La peur religieuse du plaisir féminin

C’est au XVIIIe siècle qu’un complot médico-religieux aurait organisé la condamnation de la masturbation en général. Mais alors que dans le cas de l’homme, c’est la perte de sperme qui est  jugée dangereuse et sacrilège, chez la femme on s’effraie de la mainmise de l’imagination sur le réel. « On craint que les femmes puissent s’exciter par elles-mêmes, c’est cette autonomie qu’on rejette, parce qu’elle met en péril la reproduction de l’espèce, et l’équilibre de la société », explique Philippe Brenot, auteur du Nouvel éloge de la masturbation (éditions L'Esprit du Temps). Si les femmes se mettaient à éprouver du plaisir toutes seules, pourquoi s’attacheraient-elles à un seul homme ? Une fois ces bases acquises, la chasse aux sorcières peut aller très loin, et les pécheresses être sévèrement punies pour leurs égarements solitaires : au XIXe siècle, on n’hésite pas à pratiquer sur les récalcitrantes une clitoridectomie, qui consiste en une cautérisation du clitoris au fer rouge. 

La masturbation réhabilitée

Le pire est donc derrière nous. Grâce ce virage de 1950, où la fin de la guerre et la multiplication de travaux scientifiques sur la sexualité jettent quelques pierres dans le jardin du féminisme. Les deux rapports Kinsey, en 1948 et 1953, transforment la réflexion de l’occident sur les rapports sexuels. Le bon Docteur Alfred Kinsey y défend notamment l’idée que la sexualité est présente dès l’enfance et qu’elle ne doit pas être culpabilisée. En 1966, le rapport Master & Johnson affirme que la masturbation est fondamentale dans la sexualité, contredisant au passage la thèse de Freud selon laquelle la masturbation féminine est un geste infantile.
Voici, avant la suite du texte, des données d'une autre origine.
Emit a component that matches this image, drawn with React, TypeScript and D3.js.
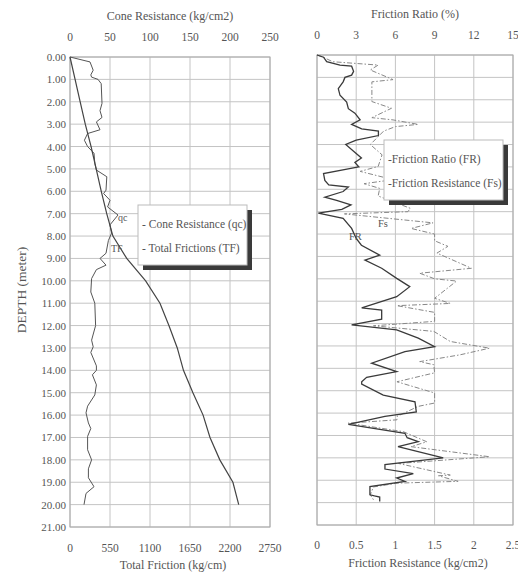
import React from "react";
import * as d3 from "d3";

// ---------- data ----------
const depthTicks = d3.range(0, 22, 1);
const qcTicks = [0, 50, 100, 150, 200, 250];
const tfTicks = [0, 550, 1100, 1650, 2200, 2750];
const frTicks = [0, 3, 6, 9, 12, 15];
const fsTicks = [0, 0.5, 1, 1.5, 2, 2.5];

const qcDepth = [0,0.22,0.59,0.8,0.9,1.0,1.19,2.07,2.4,2.7,2.9,3.25,3.42,3.72,4.0,4.3,4.75,5.05,5.35,5.95,6.1,6.4,6.7,7.06,7.5,7.87,8.2,8.77,9.0,9.3,9.5,9.9,10.5,11.0,12.0,12.65,12.95,13.2,13.8,14.0,14.2,14.65,15.1,15.6,15.9,16.35,16.6,16.95,17.55,18.0,18.4,18.8,19.2,19.5,20.0];
const qcValue = [0,25,29,26,27,35,39,40,37.5,40,33,37.5,22,18,22,30,31,33,46,45,42,50,47,60,50,52,48,45,37.5,45,33,27,26,31,32,27,29,26,33,33,28,33,31,22,20,23,26,22,22,27,23,23,30,20,17.5];

const tfDepth = [0,1,2,3,4,5,6,7,8,9,10,11,12,13,14,15,16,17,18,19,20];
const tfValue = [0,70,140,210,290,360,430,505,590,780,1040,1237,1360,1475,1560,1690,1830,1925,2060,2240,2320];

const frDepth = [0,0.1,0.3,0.45,0.5,0.73,0.9,1.0,1.2,1.5,1.8,2.1,2.4,2.6,2.9,3.1,3.3,3.4,3.6,3.8,4.0,4.3,4.6,4.8,5.0,5.3,5.6,5.8,5.9,6.1,6.35,6.5,6.7,6.9,7.07,7.3,7.75,8.2,8.5,8.94,9.16,9.53,9.98,10.35,10.8,11.3,11.4,11.8,12.06,12.28,12.65,13.03,13.25,13.77,14.15,14.4,14.6,14.7,15.2,15.5,15.95,16.15,16.5,16.9,17.1,17.28,17.5,18.0,18.3,18.5,18.7,18.9,19.05,19.28,19.65,19.7,19.75,19.95];
const frValue = [0,0.5,0.74,1.76,2.65,2.8,2.65,2.14,2.0,1.63,1.76,2.27,2.4,2.9,3.3,2.65,3.42,4.7,4.7,3.0,2.2,2.8,3.4,2.9,3.2,0.5,0.6,0.9,2.4,2.0,0.6,1.5,2.6,1.9,0.1,2.0,2.65,3.0,3.4,4.8,3.67,4.95,6.1,7.1,6.1,3.42,4.95,4.95,2.65,6.1,7.75,9.0,6.73,4.18,6.1,3.8,3.42,3.42,5.07,7.5,7.6,5.2,2.4,6.73,6.9,7.75,6.2,9.66,5.2,5.2,7.37,6.1,6.73,4.05,4.05,4.4,4.8,4.8];

const fsDepth = [0,0.1,0.3,0.45,0.67,1.1,1.2,2.08,2.38,2.8,2.9,3.1,3.2,3.4,4.0,4.46,4.98,5.2,5.57,5.75,5.96,6.3,6.85,7.0,7.1,7.5,7.75,8.0,8.3,8.55,8.85,9.53,9.75,10.0,10.1,10.87,11.1,11.2,11.5,11.9,12.1,12.35,12.8,13.1,13.4,13.7,13.84,14.2,14.6,15.1,15.55,15.7,16.15,16.3,16.45,16.83,17.28,17.5,17.95,18.25,18.77,18.8,19.05,19.13,19.3,19.65,19.87];
const fsValue = [0,0.08,0.2,0.78,0.68,0.97,0.7,0.7,0.95,0.7,0.97,1.29,1.0,0.85,0.68,0.83,0.78,0.55,0.97,0.6,0.8,0.78,1.19,1.16,0.35,1.48,1.2,1.5,1.5,1.67,1.53,1.97,1.31,1.5,1.78,1.5,1.7,1.02,1.5,1.5,0.72,1.49,1.7,2.2,1.82,1.31,1.49,1.5,1.02,1.5,1.5,1.29,1.02,1.02,0.4,1.1,1.4,1.2,2.2,1.04,1.7,1.55,1.8,1.02,0.72,0.68,0.72];

// ---------- layout ----------
const W = 518, H = 574;
const FONT = "Liberation Serif, Times New Roman, serif";
const TXT = "#555";
const GRID = "#c4c4c4";

const yL = d3.scaleLinear().domain([0, 21]).range([57, 527]);
const yR = d3.scaleLinear().domain([0, 21]).range([55, 525]);
const xQc = d3.scaleLinear().domain([0, 250]).range([70, 270]);
const xTf = d3.scaleLinear().domain([0, 2750]).range([70, 270]);
const xFr = d3.scaleLinear().domain([0, 15]).range([317, 513]);
const xFs = d3.scaleLinear().domain([0, 2.5]).range([317, 513]);

function linePath(depths: number[], vals: number[], x: any, y: any) {
  const pts = depths.map((d, i) => [x(vals[i]), y(d)] as [number, number]);
  return d3.line()(pts) || "";
}

function Grid({ x, y, xt, top, bottom }: any) {
  const [x0, x1] = x.range();
  return (
    <g>
      {depthTicks.map((d) => (
        <line key={"h" + d} x1={x0} x2={x1} y1={y(d)} y2={y(d)} stroke={GRID} strokeWidth={1} />
      ))}
      {xt.map((t: number) => (
        <line key={"v" + t} x1={x(t)} x2={x(t)} y1={top} y2={bottom} stroke={GRID} strokeWidth={1} />
      ))}
      <rect x={x0} y={top} width={x1 - x0} height={bottom - top} fill="none" stroke="#aaa" strokeWidth={1} />
    </g>
  );
}

function Legend({ x, y, w, h, lines }: any) {
  return (
    <g>
      <rect x={x + 5} y={y + 5} width={w} height={h} fill="#3a3a3a" />
      <rect x={x} y={y} width={w} height={h} fill="#fff" stroke="#bbb" strokeWidth={1} />
      {lines.map((t: string, i: number) => (
        <text key={t} x={x + 4} y={y + 23 + i * 24} fontSize={11.5} fill={TXT} fontFamily={FONT}>
          {t}
        </text>
      ))}
    </g>
  );
}

export default function App() {
  return (
    <svg width={W} height={H} style={{ position: "absolute", left: 0, top: 0, background: "#fff" }}>
      {/* LEFT PANEL */}
      <Grid x={xQc} y={yL} xt={qcTicks} top={57} bottom={527} />
      <text x={170} y={20} textAnchor="middle" fontSize={12} fill={TXT} fontFamily={FONT}>
        Cone Resistance (kg/cm2)
      </text>
      {qcTicks.map((t) => (
        <text key={t} x={xQc(t)} y={41} textAnchor="middle" fontSize={11.5} fill={TXT} fontFamily={FONT}>
          {t}
        </text>
      ))}
      {tfTicks.map((t) => (
        <text key={t} x={xTf(t)} y={552} textAnchor="middle" fontSize={11.5} fill={TXT} fontFamily={FONT}>
          {t}
        </text>
      ))}
      <text x={173} y={569} textAnchor="middle" fontSize={12} fill={TXT} fontFamily={FONT}>
        Total Friction (kg/cm)
      </text>
      {depthTicks.map((d) => (
        <text key={d} x={66} y={yL(d) + 4} textAnchor="end" fontSize={11} fill={TXT} fontFamily={FONT}>
          {d.toFixed(2)}
        </text>
      ))}
      <text
        transform={`translate(26,290) rotate(-90)`}
        textAnchor="middle"
        fontSize={13.5}
        fill={TXT}
        fontFamily={FONT}
      >
        DEPTH (meter)
      </text>
      <path d={linePath(qcDepth, qcValue, xQc, yL)} fill="none" stroke="#555" strokeWidth={1} />
      <path d={linePath(tfDepth, tfValue, xTf, yL)} fill="none" stroke="#444" strokeWidth={1.2} />
      <text x={118} y={221} fontSize={10} fill={TXT} fontFamily={FONT}>qc</text>
      <text x={111} y={252} fontSize={10} fill={TXT} fontFamily={FONT}>TF</text>
      <Legend x={138} y={205} w={109} h={60} lines={["- Cone Resistance (qc)", "- Total Frictions (TF)"]} />

      {/* RIGHT PANEL */}
      <Grid x={xFr} y={yR} xt={frTicks} top={55} bottom={525} />
      <text x={415} y={18} textAnchor="middle" fontSize={12} fill={TXT} fontFamily={FONT}>
        Friction Ratio (%)
      </text>
      {frTicks.map((t) => (
        <text key={t} x={xFr(t)} y={39} textAnchor="middle" fontSize={11.5} fill={TXT} fontFamily={FONT}>
          {t}
        </text>
      ))}
      {fsTicks.map((t) => (
        <text key={t} x={xFs(t)} y={549} textAnchor="middle" fontSize={11.5} fill={TXT} fontFamily={FONT}>
          {t}
        </text>
      ))}
      <text x={418} y={567} textAnchor="middle" fontSize={12} fill={TXT} fontFamily={FONT}>
        Friction Resistance (kg/cm2)
      </text>
      <path
        d={linePath(fsDepth, fsValue, xFs, yR)}
        fill="none"
        stroke="#888"
        strokeWidth={1}
        strokeDasharray="5,2,1.5,2"
      />
      <path d={linePath(frDepth, frValue, xFr, yR)} fill="none" stroke="#3a3a3a" strokeWidth={1.3} />
      <text x={378} y={227} fontSize={10.5} fill={TXT} fontFamily={FONT}>Fs</text>
      <text x={349} y={240} fontSize={10.5} fill={TXT} fontFamily={FONT}>FR</text>
      <Legend x={384} y={140} w={119} h={60} lines={["-Friction Ratio (FR)", "-Friction Resistance (Fs)"]} />
    </svg>
  );
}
Le psychanalyste estimait que les femmes qui éprouvaient des difficultés à jouir vaginalement étaient des immatures sexuelles, qui avaient abusé de la caresse clitoridienne. Une théorie contredite par de nombreuses études depuis, mais toujours défendue par certains psychanalystes…

La masturbation fait partie de l’éducation sexuelle

Le psychiatre sexologue Philippe Brenot en est convaincu : la masturbation, dès la pré-adolescence, fait partie de l’apprentissage de la sexualité, « elle permet d’apprivoiser ses réactions sexuelles pour pouvoir ensuite les vivre avec quelqu’un d’autre ». D’où selon lui l’importance de faire passer le message aux parents : « Il faut valoriser la masturbation, expliquer que c’est quelque chose de bien à faire mais dans l’intimité de la chambre. » Pour les filles, en particulier, le sexologue alerte sur les risques de freiner la sexualité pour toute une vie, par des réflexions du type « c’est sale, ne touche pas ».


La masturbation : un bien nécessaire pour le couple ?

Oui ! répond Philippe Brenot. « La masturbation nourrit le désir sexuel. » Contrairement à ce qu’on imagine, les caresses en solo ne constitueraient pas un « acte de remplacement » mais un moment clé pour « nourrir l’excitation personnelle ». « C’est une chaîne que les deux partenaires doivent entretenir. La majorité des difficultés sexuelles dans le couple viennent de ce que l’un des deux n’est pas capable de cette auto-excitation et attend tout de l’autre. » Il apparaît donc naturel que l’homme se masturbe « plusieurs fois par semaine », et la femme « une à deux fois par mois ». C’est dit. 

« Le dernier tabou de la morale occidentale »

Le geste apparaît plus que jamais libéré et conseillé, mais la parole ? Du côté des sexologues et de certains spécialistes, pas de problème. Du côté de la presse féminine, non plus. Mais les psychologues et les médecins en général éviteraient savamment le sujet, tout comme leurs patientes, qui n’en parlent même pas à leurs amies, mères, filles, etc. Bizarre, dans une époque où l’on a l’impression que tout peut être dit à tort et à travers, surtout en matière de sexe… « La masturbation féminine constitue le dernier tabou de la morale occidentale », assène P. Brenot, selon qui même les médias seraient gênés par la question : seulement deux documentaires sur la question en quinze ans, alors qu’on ne compte plus les reportages sur l’inceste ou les transsexuels. D’où cet appel solennel à dédramatiser l’auto-érotisme féminin, pour notre bien à toutes.